Salinas is more than just a cool beach to go during the summer. Salinas has a long long story connected with the activity connected with the “sal” (salt)! Salt is one of the oldest spices in the world, the only one used by all cultures both in the kitchen and for food preservation. The activity of the salt in the Balearics dates back to the most ancient times: that of the Romans and the Phoenicians, who then extracted it along the Levantine coasts of Majorca.
The most important document concerning the production of salt is dated 1373, and reports the production of about 5000 tons per year of salt extracted from the salt pans of Ibiza. Starting from this document, traces of references to the production of salt have been found in thousands of other documents, dating back above all to the Middle Ages when salt (called white gold) was considered one of the most precious commodity.
The exploitation of the ponds began in the times of Muslim Ibiza, but a concrete technical improvements of the ponds occurred after the Catalan reconquest, in the 13th century. At the very beginning, salt was obtained naturally, collecting it on the banks of the two large ponds that existed at the time. The water penetrated through a channel with the tides and then evaporated, accumulating the precious mineral directly on the ponds. After a while, Christians installed gates, created new ponds and improved shipping infrastructure (just to be sure to make the business bigger 😉 ).
The salt became the main source of the island’s economy (the word “salary” comes from the ancient pay of the workers of the salt pans), that has been exploited them until 1715, when the Crown began to administer them directly. In 1871 they were auctioned and acquired by the company Fábrica de Sales de Ibiza to end up, later in 1898, into the hands of the Mallorcan company (that still manages them today), Salinera Española.
The salt extraction is long and complex process that requires constant dedication: the sea water is extracted through a system of pumps and canals that goes directly towards the “thermal pools“, in which it the evaporation process begins by the direct action of the sun and the wind. Once the water reaches 8° of concentration, it passes to other tanks, where it remains until it reaches a concentration of about 20/22° (sea water has a salinity of about 3.5 degrees Baume (salinity scale) and that the salt does not crystallize unless it reaches 25 degrees). The last phase is the most complex, in which the condensed water passes into tanks with a clayey bottom, where the crystallization process begins. The salt workers work intensely from May to September, during the summer period: a reduced seasonality from which to extract the maximum profit. Once there were more than 1000 workers (and you that the famous “Sa Trinxa” beach was the refectory of the salinros?!?); at the moment only 20/25 persons work there…

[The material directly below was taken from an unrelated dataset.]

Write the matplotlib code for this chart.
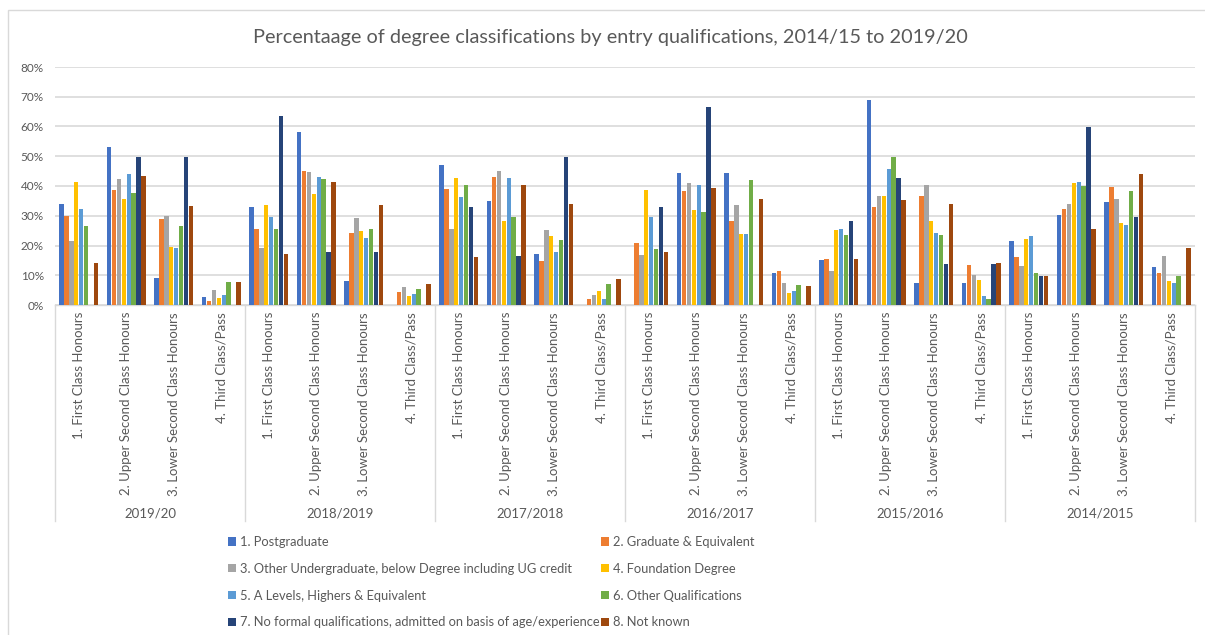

The ponds are the largest wetland on the island, with an area of 400 hectares and are a great example of Mediterranean biodiversity. They are an amazing show, while passing trough them to reach the beach, that contains more than 170 species of plants and more than 200 different birds, including beloved pink flamingos, which currently spends in the ponds a lot of time. The color of the plumage is due to a crustacean that inhabits the most saline ponds, Artemia salina, that is the favorite food of these birds. Walking between the ponds let you get in touch with a unique ecosystem.
Looking from above, the various ponds have different colors, that goes from blue and green to deep pink. The color is related to the concentration of salt and the species that colonize the water. It’s an incredible view and a great show, in every season and with every light conditions. At sunset time…the salt looks like real, shiny, gold.